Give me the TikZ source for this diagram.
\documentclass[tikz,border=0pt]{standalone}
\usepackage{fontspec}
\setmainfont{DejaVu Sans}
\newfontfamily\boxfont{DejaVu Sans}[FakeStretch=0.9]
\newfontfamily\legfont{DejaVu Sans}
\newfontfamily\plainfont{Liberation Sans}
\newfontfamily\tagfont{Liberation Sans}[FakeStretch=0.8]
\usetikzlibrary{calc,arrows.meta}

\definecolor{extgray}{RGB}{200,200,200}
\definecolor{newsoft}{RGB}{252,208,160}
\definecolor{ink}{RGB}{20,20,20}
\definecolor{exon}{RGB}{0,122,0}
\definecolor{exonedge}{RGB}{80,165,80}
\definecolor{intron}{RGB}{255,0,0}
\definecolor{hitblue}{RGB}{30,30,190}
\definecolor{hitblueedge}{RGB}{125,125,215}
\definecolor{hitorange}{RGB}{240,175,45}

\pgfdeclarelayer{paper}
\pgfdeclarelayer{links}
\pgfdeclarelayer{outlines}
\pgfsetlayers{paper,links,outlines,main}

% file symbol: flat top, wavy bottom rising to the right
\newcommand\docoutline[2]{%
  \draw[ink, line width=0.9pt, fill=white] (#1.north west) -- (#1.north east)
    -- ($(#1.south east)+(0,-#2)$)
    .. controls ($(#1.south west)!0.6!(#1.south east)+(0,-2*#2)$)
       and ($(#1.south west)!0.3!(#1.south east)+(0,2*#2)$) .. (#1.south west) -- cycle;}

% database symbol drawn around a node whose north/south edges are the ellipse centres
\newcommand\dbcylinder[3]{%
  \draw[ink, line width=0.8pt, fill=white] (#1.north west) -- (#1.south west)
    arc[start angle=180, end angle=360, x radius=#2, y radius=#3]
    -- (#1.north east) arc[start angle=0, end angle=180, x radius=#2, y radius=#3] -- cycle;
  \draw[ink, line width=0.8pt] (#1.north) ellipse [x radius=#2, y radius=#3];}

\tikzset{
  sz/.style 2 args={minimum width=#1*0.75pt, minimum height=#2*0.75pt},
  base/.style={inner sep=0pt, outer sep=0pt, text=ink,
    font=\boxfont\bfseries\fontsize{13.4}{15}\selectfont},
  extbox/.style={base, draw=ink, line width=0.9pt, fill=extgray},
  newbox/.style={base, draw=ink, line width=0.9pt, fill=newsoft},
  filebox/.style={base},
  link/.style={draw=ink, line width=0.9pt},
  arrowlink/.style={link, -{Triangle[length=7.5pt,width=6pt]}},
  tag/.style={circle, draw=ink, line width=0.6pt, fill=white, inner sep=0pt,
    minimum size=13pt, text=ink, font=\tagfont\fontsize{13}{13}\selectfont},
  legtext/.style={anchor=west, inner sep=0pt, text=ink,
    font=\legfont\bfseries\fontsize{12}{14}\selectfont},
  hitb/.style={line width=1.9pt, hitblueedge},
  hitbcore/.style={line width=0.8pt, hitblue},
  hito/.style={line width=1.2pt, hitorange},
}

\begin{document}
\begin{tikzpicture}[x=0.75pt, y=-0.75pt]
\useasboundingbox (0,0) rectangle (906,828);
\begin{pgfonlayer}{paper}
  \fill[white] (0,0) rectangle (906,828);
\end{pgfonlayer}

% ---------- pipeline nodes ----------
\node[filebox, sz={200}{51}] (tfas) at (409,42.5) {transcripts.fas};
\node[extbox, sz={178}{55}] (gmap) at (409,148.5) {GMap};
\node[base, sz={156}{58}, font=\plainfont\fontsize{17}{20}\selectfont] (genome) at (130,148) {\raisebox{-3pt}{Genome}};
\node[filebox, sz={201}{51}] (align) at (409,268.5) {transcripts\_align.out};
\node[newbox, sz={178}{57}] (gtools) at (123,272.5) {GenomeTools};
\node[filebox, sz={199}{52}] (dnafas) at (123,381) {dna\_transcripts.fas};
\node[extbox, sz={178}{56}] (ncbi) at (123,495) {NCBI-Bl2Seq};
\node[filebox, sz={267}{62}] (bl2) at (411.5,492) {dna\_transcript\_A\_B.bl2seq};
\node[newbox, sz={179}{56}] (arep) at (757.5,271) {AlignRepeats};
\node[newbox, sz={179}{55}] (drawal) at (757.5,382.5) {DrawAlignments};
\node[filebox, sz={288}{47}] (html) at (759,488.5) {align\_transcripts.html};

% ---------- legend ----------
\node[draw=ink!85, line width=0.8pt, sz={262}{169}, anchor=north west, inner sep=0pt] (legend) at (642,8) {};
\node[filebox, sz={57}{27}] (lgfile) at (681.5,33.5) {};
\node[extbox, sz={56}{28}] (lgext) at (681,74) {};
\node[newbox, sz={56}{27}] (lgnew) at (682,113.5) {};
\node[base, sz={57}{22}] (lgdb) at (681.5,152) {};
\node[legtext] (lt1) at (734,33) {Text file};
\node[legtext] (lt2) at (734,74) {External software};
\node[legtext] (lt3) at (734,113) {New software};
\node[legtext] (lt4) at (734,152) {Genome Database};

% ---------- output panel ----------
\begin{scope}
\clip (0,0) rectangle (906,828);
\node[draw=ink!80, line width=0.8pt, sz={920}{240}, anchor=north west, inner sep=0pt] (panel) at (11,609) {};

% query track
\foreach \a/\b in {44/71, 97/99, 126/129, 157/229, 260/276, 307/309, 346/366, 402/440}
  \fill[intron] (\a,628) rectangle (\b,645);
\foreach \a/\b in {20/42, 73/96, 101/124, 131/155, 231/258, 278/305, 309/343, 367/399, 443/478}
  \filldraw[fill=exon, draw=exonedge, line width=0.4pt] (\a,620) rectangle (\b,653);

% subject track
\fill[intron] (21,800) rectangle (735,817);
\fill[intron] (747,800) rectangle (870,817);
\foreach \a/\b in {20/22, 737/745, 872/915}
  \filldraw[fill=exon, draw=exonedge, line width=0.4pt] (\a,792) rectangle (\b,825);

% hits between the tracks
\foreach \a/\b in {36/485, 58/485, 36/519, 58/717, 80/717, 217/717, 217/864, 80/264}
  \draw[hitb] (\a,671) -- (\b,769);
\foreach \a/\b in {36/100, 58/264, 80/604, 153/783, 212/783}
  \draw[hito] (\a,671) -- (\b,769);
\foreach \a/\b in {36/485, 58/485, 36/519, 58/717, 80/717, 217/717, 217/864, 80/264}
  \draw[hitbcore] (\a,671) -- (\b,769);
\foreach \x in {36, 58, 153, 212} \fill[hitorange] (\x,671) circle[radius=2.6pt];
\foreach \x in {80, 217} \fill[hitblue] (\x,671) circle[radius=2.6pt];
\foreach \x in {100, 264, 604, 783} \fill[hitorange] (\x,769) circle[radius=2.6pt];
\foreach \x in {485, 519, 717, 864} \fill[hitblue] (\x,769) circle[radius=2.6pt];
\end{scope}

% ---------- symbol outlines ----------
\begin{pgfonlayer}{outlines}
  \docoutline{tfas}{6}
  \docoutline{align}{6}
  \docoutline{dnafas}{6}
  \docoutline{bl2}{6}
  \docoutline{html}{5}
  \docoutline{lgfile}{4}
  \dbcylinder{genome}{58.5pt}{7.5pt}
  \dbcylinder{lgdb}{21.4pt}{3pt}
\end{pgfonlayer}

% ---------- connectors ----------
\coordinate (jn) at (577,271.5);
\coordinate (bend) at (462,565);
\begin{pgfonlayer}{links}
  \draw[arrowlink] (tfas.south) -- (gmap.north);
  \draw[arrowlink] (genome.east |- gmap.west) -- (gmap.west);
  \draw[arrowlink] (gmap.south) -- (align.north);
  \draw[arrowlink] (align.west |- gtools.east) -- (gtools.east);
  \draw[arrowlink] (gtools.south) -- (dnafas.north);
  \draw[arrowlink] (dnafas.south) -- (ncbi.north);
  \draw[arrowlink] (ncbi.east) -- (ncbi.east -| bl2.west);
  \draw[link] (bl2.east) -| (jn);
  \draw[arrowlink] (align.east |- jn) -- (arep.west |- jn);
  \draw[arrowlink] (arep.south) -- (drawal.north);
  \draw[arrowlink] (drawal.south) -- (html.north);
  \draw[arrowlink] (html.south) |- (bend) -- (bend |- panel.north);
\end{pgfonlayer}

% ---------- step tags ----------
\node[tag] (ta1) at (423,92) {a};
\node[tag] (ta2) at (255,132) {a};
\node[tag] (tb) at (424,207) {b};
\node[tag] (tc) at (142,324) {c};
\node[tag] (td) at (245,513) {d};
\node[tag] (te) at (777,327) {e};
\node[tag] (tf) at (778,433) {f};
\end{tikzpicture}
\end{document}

§ **Task description**:
Please print exactly what appears from the first line of the data through the line with "and ($(#1.south west)!0.3!(#1.south", including both of those lines and nothing past them.

§ **Solution to the problem**:
Give me the TikZ source for this diagram.
\documentclass[tikz,border=0pt]{standalone}
\usepackage{fontspec}
\setmainfont{DejaVu Sans}
\newfontfamily\boxfont{DejaVu Sans}[FakeStretch=0.9]
\newfontfamily\legfont{DejaVu Sans}
\newfontfamily\plainfont{Liberation Sans}
\newfontfamily\tagfont{Liberation Sans}[FakeStretch=0.8]
\usetikzlibrary{calc,arrows.meta}

\definecolor{extgray}{RGB}{200,200,200}
\definecolor{newsoft}{RGB}{252,208,160}
\definecolor{ink}{RGB}{20,20,20}
\definecolor{exon}{RGB}{0,122,0}
\definecolor{exonedge}{RGB}{80,165,80}
\definecolor{intron}{RGB}{255,0,0}
\definecolor{hitblue}{RGB}{30,30,190}
\definecolor{hitblueedge}{RGB}{125,125,215}
\definecolor{hitorange}{RGB}{240,175,45}

\pgfdeclarelayer{paper}
\pgfdeclarelayer{links}
\pgfdeclarelayer{outlines}
\pgfsetlayers{paper,links,outlines,main}

% file symbol: flat top, wavy bottom rising to the right
\newcommand\docoutline[2]{%
  \draw[ink, line width=0.9pt, fill=white] (#1.north west) -- (#1.north east)
    -- ($(#1.south east)+(0,-#2)$)
    .. controls ($(#1.south west)!0.6!(#1.south east)+(0,-2*#2)$)
       and ($(#1.south west)!0.3!(#1.south east)+(0,2*#2)$) .. (#1.south west) -- cycle;}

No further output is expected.